Nostalgia is a tricky word. A longing for the “good old days” can easily turn into sentimentality, to which I (and most tweeners) say yuck.
Yet it’s human to be wistful over the past, what we’ve left behind and will never have again. Waving goodbye is hard. Even kids, who dwell in the kingdom of now, experience nostalgia’s bittersweetness. I recently had a long discussion with my nieces, who are in fourth and seventh grades, about the film “Inside Out”. Though I loved it, I thought it might be something adults would appreciate more than kids. Duh! My nieces got its subleties and nuances, enjoying it both intellectually and emotionally (isn’t nine to thirteen a wonderful age?)
What moved them most is when Joy/Riley has to let go of her imaginary friend Bing Bong. Oh, they completely understood why. “She couldn’t go up the mountain with him. He had to stay behind.” But it was so sad. More than once, both girls said, But it was so sad! When he disappeared! I was crying. Poor, goofy, adorable Bing Bong represents all the fuzzy innocence and make-believe of their younger selves, all the toys, fantasies, and friends (real and imaginary) they’ve told goodbye.
Not that I’ve ever met a real life kid who said, Peter-Pan-style, “I won’t grow up.” Those same nices who wept over Bing Bong tell me they can’t wait to be allowed to watch PG-13 movies (all their friends already do, they claim).
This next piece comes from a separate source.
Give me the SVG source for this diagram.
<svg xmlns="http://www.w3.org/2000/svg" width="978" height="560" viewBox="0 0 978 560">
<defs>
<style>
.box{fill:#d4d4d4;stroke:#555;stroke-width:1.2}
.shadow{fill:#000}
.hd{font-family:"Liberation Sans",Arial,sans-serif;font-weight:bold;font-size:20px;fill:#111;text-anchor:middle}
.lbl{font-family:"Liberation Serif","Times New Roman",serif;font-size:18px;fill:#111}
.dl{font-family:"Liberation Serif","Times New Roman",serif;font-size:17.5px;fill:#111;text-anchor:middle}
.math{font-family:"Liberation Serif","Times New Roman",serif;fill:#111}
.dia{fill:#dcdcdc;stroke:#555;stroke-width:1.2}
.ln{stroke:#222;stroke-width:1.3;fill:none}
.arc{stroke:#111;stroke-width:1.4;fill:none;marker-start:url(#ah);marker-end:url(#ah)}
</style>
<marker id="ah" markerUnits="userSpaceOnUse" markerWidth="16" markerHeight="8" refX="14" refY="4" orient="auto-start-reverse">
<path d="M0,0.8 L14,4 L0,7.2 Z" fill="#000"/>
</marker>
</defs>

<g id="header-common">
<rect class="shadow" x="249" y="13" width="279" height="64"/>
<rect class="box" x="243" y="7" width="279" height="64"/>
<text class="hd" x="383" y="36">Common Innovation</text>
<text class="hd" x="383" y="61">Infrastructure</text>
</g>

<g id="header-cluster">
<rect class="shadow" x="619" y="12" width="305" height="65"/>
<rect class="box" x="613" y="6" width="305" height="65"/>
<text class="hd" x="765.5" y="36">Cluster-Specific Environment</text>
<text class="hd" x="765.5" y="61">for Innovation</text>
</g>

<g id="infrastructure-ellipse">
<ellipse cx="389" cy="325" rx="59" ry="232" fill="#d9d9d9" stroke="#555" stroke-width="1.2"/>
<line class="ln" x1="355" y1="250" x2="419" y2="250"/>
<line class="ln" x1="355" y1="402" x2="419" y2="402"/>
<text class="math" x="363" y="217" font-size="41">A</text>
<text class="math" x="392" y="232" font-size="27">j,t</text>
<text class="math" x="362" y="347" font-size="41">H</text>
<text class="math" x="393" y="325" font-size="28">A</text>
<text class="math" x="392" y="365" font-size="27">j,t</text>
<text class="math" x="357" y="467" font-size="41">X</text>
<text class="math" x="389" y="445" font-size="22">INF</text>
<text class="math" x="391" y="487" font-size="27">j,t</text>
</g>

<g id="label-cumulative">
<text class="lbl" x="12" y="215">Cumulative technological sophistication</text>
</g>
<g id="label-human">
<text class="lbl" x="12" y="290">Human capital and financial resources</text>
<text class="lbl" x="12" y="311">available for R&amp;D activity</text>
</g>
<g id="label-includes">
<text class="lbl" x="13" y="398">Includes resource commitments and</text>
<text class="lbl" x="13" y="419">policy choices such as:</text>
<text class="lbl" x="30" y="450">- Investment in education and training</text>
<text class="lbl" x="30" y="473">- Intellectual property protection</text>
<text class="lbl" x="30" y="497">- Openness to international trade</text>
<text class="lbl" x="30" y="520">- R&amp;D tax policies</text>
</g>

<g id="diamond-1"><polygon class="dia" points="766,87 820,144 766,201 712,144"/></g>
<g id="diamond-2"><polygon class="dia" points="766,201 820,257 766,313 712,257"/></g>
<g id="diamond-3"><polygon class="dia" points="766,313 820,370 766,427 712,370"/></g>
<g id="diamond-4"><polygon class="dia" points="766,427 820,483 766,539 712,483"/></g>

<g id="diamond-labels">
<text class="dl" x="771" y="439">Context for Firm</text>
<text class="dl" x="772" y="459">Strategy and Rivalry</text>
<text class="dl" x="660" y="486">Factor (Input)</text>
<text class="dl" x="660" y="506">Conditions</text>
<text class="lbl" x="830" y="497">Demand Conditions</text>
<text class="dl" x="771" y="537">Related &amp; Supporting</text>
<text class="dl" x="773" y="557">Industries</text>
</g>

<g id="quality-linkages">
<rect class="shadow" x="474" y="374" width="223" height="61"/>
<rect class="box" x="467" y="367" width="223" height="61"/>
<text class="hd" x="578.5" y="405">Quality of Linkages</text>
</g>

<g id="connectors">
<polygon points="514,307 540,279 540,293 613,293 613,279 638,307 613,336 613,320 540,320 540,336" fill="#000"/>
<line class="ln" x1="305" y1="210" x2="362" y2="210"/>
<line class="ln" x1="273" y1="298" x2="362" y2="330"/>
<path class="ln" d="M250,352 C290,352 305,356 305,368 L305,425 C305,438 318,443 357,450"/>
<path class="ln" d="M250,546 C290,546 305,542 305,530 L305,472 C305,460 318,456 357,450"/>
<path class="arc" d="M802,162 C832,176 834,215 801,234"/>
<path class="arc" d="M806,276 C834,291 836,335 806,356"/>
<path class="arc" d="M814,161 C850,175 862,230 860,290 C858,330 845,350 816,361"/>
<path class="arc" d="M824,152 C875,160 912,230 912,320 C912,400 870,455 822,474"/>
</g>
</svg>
But that doesn’t make going forward easier or less complicated. I love Jerry Spinelli’s novel “Hokey Pokey”, a fantasy/allegory set in an autonomous childhood world: no grown-ups, no rules except those they make themselves, no tomorrow any different from today. Bikes rule! And yet one day Jack, their leader, wakes up feeling like something is wrong. That feeling grows stronger as something new and powerful tugs on him. Hokey Pokey’s games lose their luster, a girl who’s been his enemy begins to have appeal. What’s happening? His younger friends try to hold onto him, but there’s no stopping the inevitable. It’s a wonderful, poignant story about the excitement and confusion of growing up. As Jack leaves Hokey Pokey, knowing he can never go back, “He is thrilled. He is terrified. He wants to cheer. He wants to cry.”
In my “Moonpenny Island”, one of my favorite scenes is when Flor and her big sister are home by themselves during a black-out. Though Flor’s teenage sister never plays with her any more, tonight, in their shadowy, candlelit house, they play a make-believe game they invented years ago. It’s a bittersweet scene, and during it Flor startles herself by realizing that someday, she’ll be a teenager too. Will she still be the same Flor inside? Or will she become a stranger, the way her sister has? If only, she thinks, the electricity would never come back on. If only they could hover, suspended, in this in-between-time forever!
Even ten and eleven year olds know about Good Old Days. Poor Bing Bong! As he disappears in the distance, our hearts break, even as they beat a little faster for what’s to come. It’s confusing, it’s thrilling, and books can help kids sort it through.
Please share your own favorites!
I loved that scene in Moonpenny Island. I also loved Nest and think it’s a great example. I haven’t read Hokey-Pokey yet, but it is now on my TBR list. Thanks for a thought-provoking post.
Thanks for those kind words, Rosi! “Hokey Pokey” got mixed reviews, but I am a big fan. Let me know what you think of it!
Nest! I loved that book. Sister relationships always tear (in both senses of that word) me up! Thanks, Julie.
Lovely post, Tricia!
Thanks, Michele! And once again–what a treat to meet you this summer!
What a great post, especially for a mama whose 10yo son keeps declaring that he’s an adult. Nest by Esther Erlich came instantly to mind when I read this post. Not only is the relationship between the sisters illustrative of this Good Old Days theme, but what happens to them over the course of the book makes them want to cling to those days even more tightly.